Too Young For Woodstock, But Tuned In & Turned On
The Woodstock Music and Art Festival is thought by many to epitomize the spirit of the sixties. As I write about in Beatleness: How the Beatles and Their Fans Remade The World, many music fans, age 12, 13, and 14 in 1969, bemoan the fact that they were “too young to go to Woodstock” or to be “real hippies.” Nevertheless, these young people felt a strong affinity with Woodstock Nation, watching the event on the news or looking at the photo spread in Life magazine.
Throughout the sixties, the Beatles exposed young boomers to new sounds, images, and ideas, and most were, as a result of that, aware of the counterculture. Those with older siblings were even more tuned in, and explored it all in mixed-age groups. Mid-boomers were at especially impressionable moments in their lives when they encountered the Beatles, and many say they grew up faster as a result. But they were still too young to go to Woodstock.
Three years before Woodstock, barely in double-digits, these children, listened closely to “Nowhere Man,” a distinctly different kind of pop song. Lennon’s clear, emphatic vocal challenged baby boomers to be actively engaged in the world and to have informed opinions about what they saw around them. Many fans said they heard the song as the Beatles telling them to “pay attention.” Maybe the harmonic, about one-minute into the song, functioned as a clarion call to, what would emerge three years later, as Woodstock Nation.
A few months after “Nowhere Man,” in the summer of ’66, the Beatles presented young people with the equally emphatic “Rain.” Through the metaphor of weather, this psychedelic song pointed out the foolishness of straight society. These songs helped define the contours of “the generation gap.”
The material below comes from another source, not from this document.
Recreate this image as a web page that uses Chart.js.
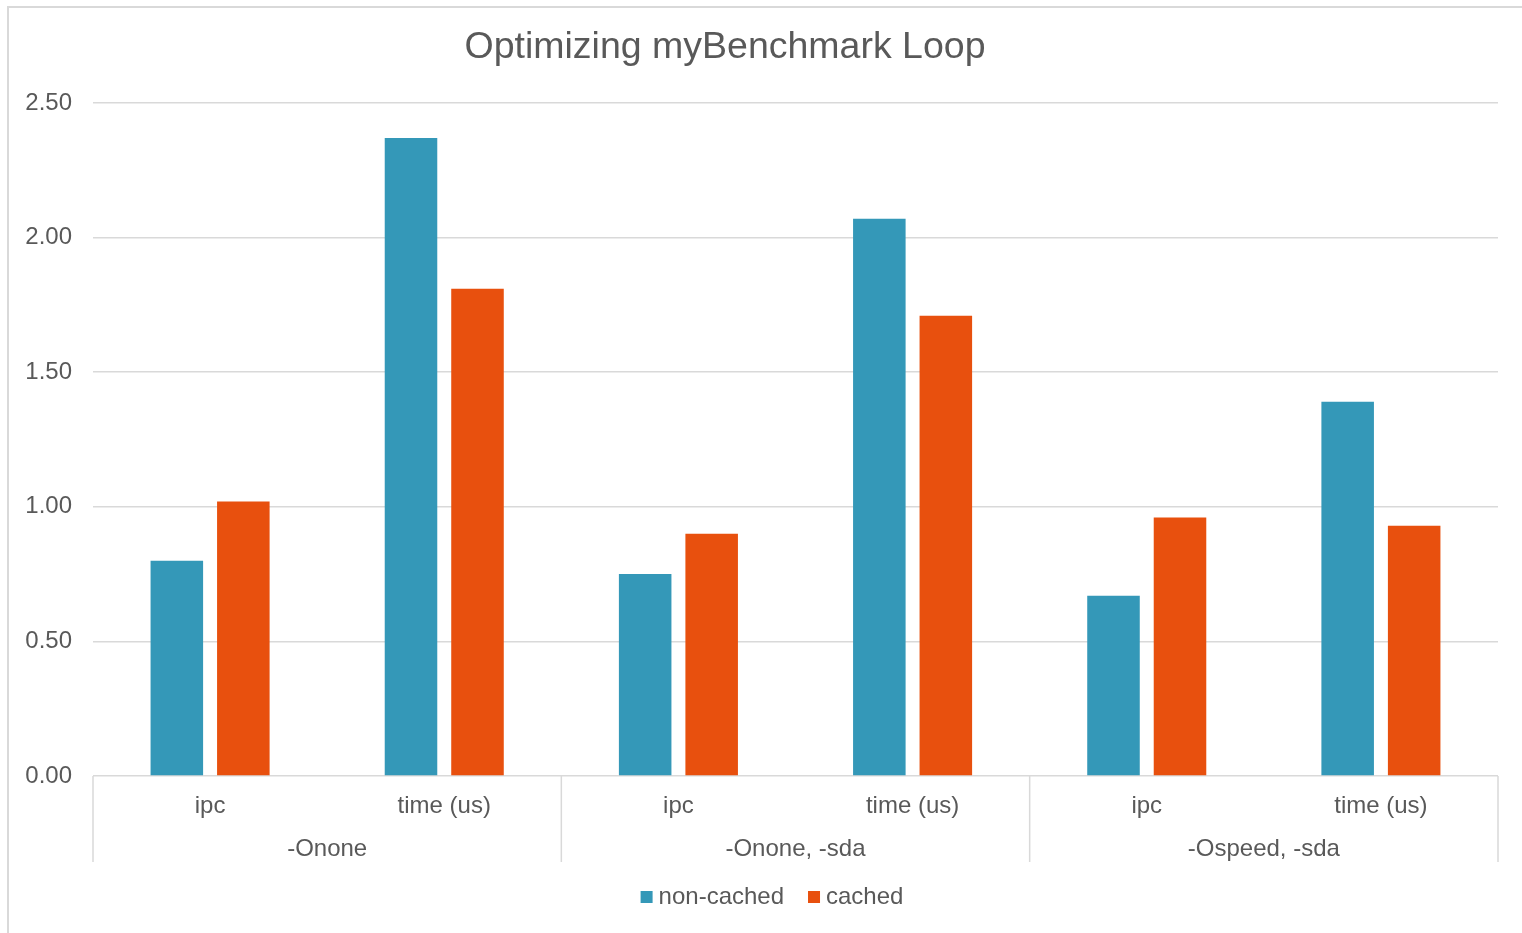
<!DOCTYPE html>
<html>
<head>
<meta charset="utf-8">
<title>Optimizing myBenchmark Loop</title>
<script src="https://cdn.jsdelivr.net/npm/chart.js@4/dist/chart.umd.min.js"></script>
<style>
  html, body { margin: 0; padding: 0; background: #ffffff; }
  #wrap { position: relative; width: 1522px; height: 933px; }
</style>
</head>
<body>
<div id="wrap"><canvas id="chart" width="1522" height="933"></canvas></div>
<script>
// Benchmark results: two metrics measured under three compiler settings
const groups = ['-Onone', '-Onone, -sda', '-Ospeed, -sda'];
const metrics = ['ipc', 'time (us)'];
const nonCached = [0.80, 2.37, 0.75, 2.07, 0.67, 1.39];
const cached = [1.02, 1.81, 0.90, 1.71, 0.96, 0.93];
const yTicks = [0, 0.5, 1.0, 1.5, 2.0, 2.5];

const chartTitle = 'Optimizing myBenchmark Loop';
const TEXT = '#595959';
const LINE = '#d9d9d9';
const FONT = "'Liberation Sans', Arial, sans-serif";

// one category per (group, metric) pair
const categories = [];
groups.forEach(() => metrics.forEach(m => categories.push(m)));

Chart.defaults.font.family = FONT;
Chart.defaults.color = TEXT;

// frame, title, group labels, group separators and the legend
const decorations = {
  id: 'decorations',
  beforeDraw(chart) {
    const ctx = chart.ctx;
    ctx.save();
    ctx.fillStyle = '#ffffff';
    ctx.fillRect(0, 0, chart.width, chart.height);
    ctx.strokeStyle = LINE;
    ctx.lineWidth = 2;
    ctx.strokeRect(8, 7, chart.width + 20, chart.height + 20);
    ctx.restore();
  },
  afterDraw(chart) {
    const ctx = chart.ctx;
    const x = chart.scales.x;
    const area = chart.chartArea;
    const per = metrics.length;
    ctx.save();
    // title
    ctx.fillStyle = TEXT;
    ctx.font = '37.5px ' + FONT;
    ctx.textAlign = 'center';
    ctx.textBaseline = 'middle';
    ctx.fillText(chartTitle, 725, 48);

    // separators between groups
    const half = (x.getPixelForTick(1) - x.getPixelForTick(0)) / 2;
    ctx.strokeStyle = LINE;
    ctx.lineWidth = 1.5;
    const yBottom = area.bottom + 86;
    for (let g = 0; g <= groups.length; g++) {
      const px = g === groups.length
        ? x.getPixelForTick(categories.length - 1) + half
        : x.getPixelForTick(g * per) - half;
      ctx.beginPath();
      ctx.moveTo(px, area.bottom);
      ctx.lineTo(px, yBottom);
      ctx.stroke();
    }
    // group labels
    ctx.font = '24px ' + FONT;
    groups.forEach((name, g) => {
      const l = x.getPixelForTick(g * per) - half;
      const r = x.getPixelForTick(g * per + per - 1) + half;
      ctx.fillText(name, (l + r) / 2, area.bottom + 73);
    });

    // legend: small square swatch followed by the series name
    const box = 12, gap = 6, between = 24;
    const items = chart.data.datasets.map(ds => ({
      text: ds.label, color: ds.backgroundColor,
      w: box + gap + ctx.measureText(ds.label).width
    }));
    const total = items.reduce((s, it) => s + it.w, 0) + between * (items.length - 1);
    let lx = 772 - total / 2;
    const ly = area.bottom + 121;
    ctx.textAlign = 'left';
    items.forEach(it => {
      ctx.fillStyle = it.color;
      ctx.fillRect(lx, ly - box / 2, box, box);
      ctx.fillStyle = TEXT;
      ctx.fillText(it.text, lx + box + gap, ly);
      lx += it.w + between;
    });
    ctx.restore();
  }
};

new Chart(document.getElementById('chart'), {
  type: 'bar',
  data: {
    labels: categories,
    datasets: [
      { label: 'non-cached', data: nonCached, backgroundColor: '#3498b8', borderWidth: 0,
        categoryPercentage: 0.568, barPercentage: 0.79 },
      { label: 'cached', data: cached, backgroundColor: '#e8500e', borderWidth: 0,
        categoryPercentage: 0.568, barPercentage: 0.79 }
    ]
  },
  options: {
    responsive: false,
    animation: false,
    layout: { padding: { top: 103, right: 24, bottom: 68, left: 0 } },
    plugins: {
      title: { display: false },
      tooltip: { enabled: false },
      legend: { display: false }
    },
    scales: {
      x: {
        grid: { display: false },
        border: { display: false },
        ticks: { font: { size: 24 }, color: TEXT, padding: 8, maxRotation: 0 },
        afterFit(scale) { scale.height = 89; }
      },
      y: {
        min: 0, max: 2.5,
        afterBuildTicks(scale) { scale.ticks = yTicks.map(v => ({ value: v })); },
        grid: { color: LINE, lineWidth: 1.5, drawTicks: false },
        border: { display: false },
        ticks: {
          font: { size: 24 }, color: TEXT, padding: 21,
          callback: v => Number(v).toFixed(2)
        },
        afterFit(scale) { scale.width = 93; }
      }
    }
  },
  plugins: [decorations]
});
</script>
</body>
</html>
Then Revolver happened, presenting boomers with more psychedelic sounds and glimpses into altered consciousness. Some younger listeners recall being frightened by songs like “Love You To,” “Tomorrow Never Knows,” and even “Eleanor Rigby.” But many recall intense conversation with older friends and siblings who helped them process these songs.
A year later, during the Summer of Love, fans (and Time magazine) regarded the Beatles as Hippies-in-Chief and they worked to understand Sgt. Pepper in those same mixed-age groups.
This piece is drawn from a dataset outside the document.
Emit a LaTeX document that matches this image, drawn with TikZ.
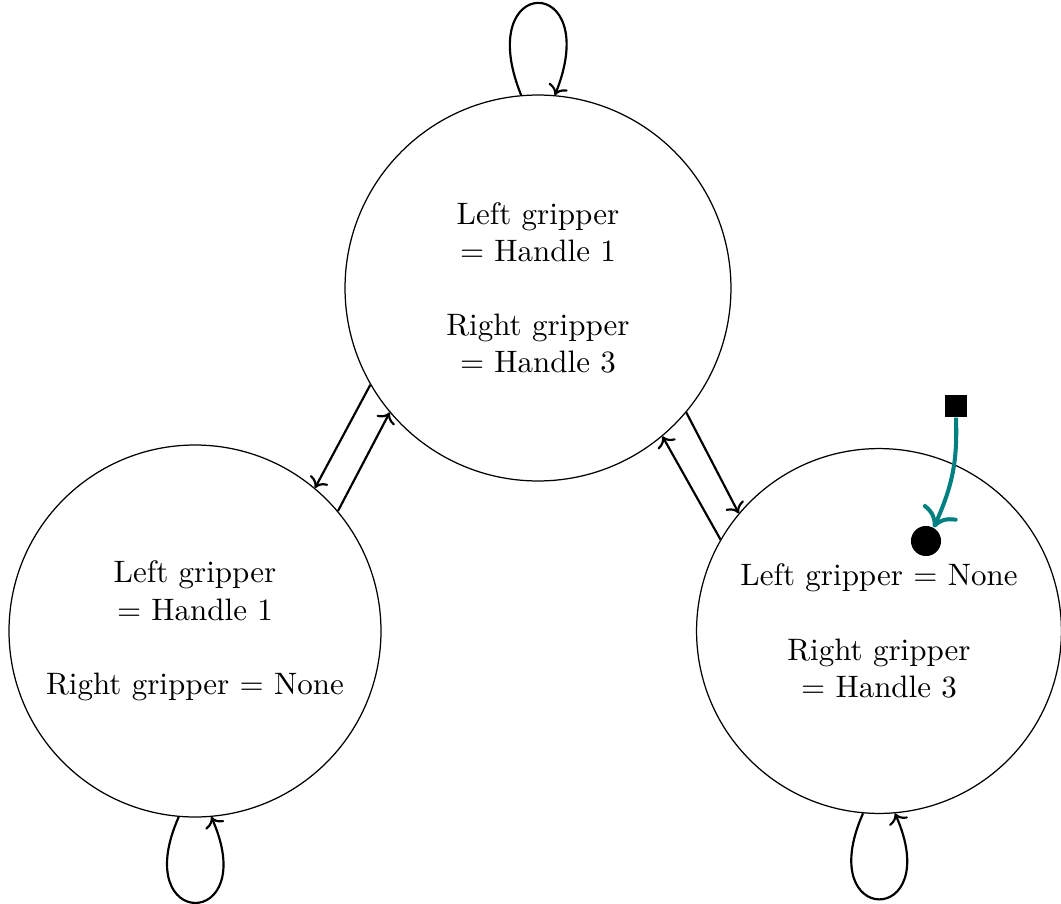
\documentclass[tikz,border=0pt]{standalone}
\usetikzlibrary{arrows.meta}
\begin{document}
\begin{tikzpicture}[x=0.32258pt,y=-0.32258pt,
  state/.style={draw, circle, inner sep=0pt, align=center, line width=0.4pt},
  conn/.style={->, line width=0.7pt},
  loopline/.style={->, line width=0.7pt},
  startarrow/.style={-{To[scale=1.3]}, draw=teal, line width=1.3pt},
  startsq/.style={fill=black, minimum size=7.1pt, inner sep=0pt},
  startdot/.style={circle, fill=black, minimum size=9.7pt, inner sep=0pt}]
\useasboundingbox (0,0) rectangle (1061,904);
\node[state, minimum size=124.5pt] (top) at (538,288) {Left gripper\\= Handle 1\\[12pt]Right gripper\\= Handle 3};
\node[state, minimum size=120pt] (left) at (195,631) {Left gripper\\= Handle 1\\[12pt]Right gripper = None};
\node[state, minimum size=117.7pt] (right) at (879,631) {Left gripper = None\\[12pt]Right gripper\\= Handle 3};
% transitions between states
\draw[conn] (top.210) -- (left.50);
\draw[conn] (left.40) -- (top.220);
\draw[conn] (top.320) -- (right.140);
\draw[conn] (right.150) -- (top.310);
% self loops
\draw[loopline] (top.95) .. controls +(112:42.7pt) and +(68:42.7pt) .. (top.85);
\draw[loopline] (left.265) .. controls +(246:40.4pt) and +(294:40.4pt) .. (left.275);
\draw[loopline] (right.265) .. controls +(246:40.4pt) and +(294:40.4pt) .. (right.275);
% start marker
\node[startsq] (s) at (956,406) {};
\node[startdot] (d) at (926,541) {};
\draw[startarrow] (s.south) .. controls +(272:14pt) and +(66:15pt) .. (d.60);
\end{tikzpicture}
\end{document}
The half million baby boomers who showed up at Woodstock were those old enough and could swing the logistics. But millions of tween and young teen music fans would have been there if they could, and were absolutely there in spirit.
Although the Beatles didn’t play at Woodstock, Beatleness permeated the event in spirit and sound. Richie Havens performed three Beatle songs, and Joe Cocker and Crosby, Stills, Nash, and Young each performed one.
Taking place less than two weeks after the Manson murders, which involved Beatle references written in victims’ blood, Woodstock counteracted the newly emerging perception of hippies, two years post-Summer of Love, as violent and dangerous. That a half million people, many on drugs and lacking basic necessities, could remain peaceful and cooperative was extraordinary.
Watching Woodstock on the news, Lennon was moved by the unlikely peacefulness of a crowd that size, and felt that his messages of peace and love were having an impact. Indeed, the peacefulness of the huge crowd, cooperating under physically stressful circumstances, is why the moment has maintained its luster and historical significance in the eyes of those who reject the cultural cynicism towards the era of peace and love.
Joni Mitchell, who couldn’t appear at Woodstock because of a previous commitment to appear on the Dick Cavett Show, was, like Lennon, moved by the event’s historical significance and wrote “Woodstock,” released In March ’70 on Ladies of Canyon. That same month, Crosby, Stills, Nash, and Young released their version on Deja Vu.
Joni’s version was more spiritual, more contemplative, and seemed to capture the singularity of the event, whereas the CSNY version has a more celebratory quality; almost like a rallying cry.
A month after these songs were released, the Beatles broke up. Then the first Earth Day took place. A few weeks later four students were shot and killed at Kent State while protesting the escalation of the Vietnam War. Fans’ six-year journey with the Beatles was over, and so were the sixties.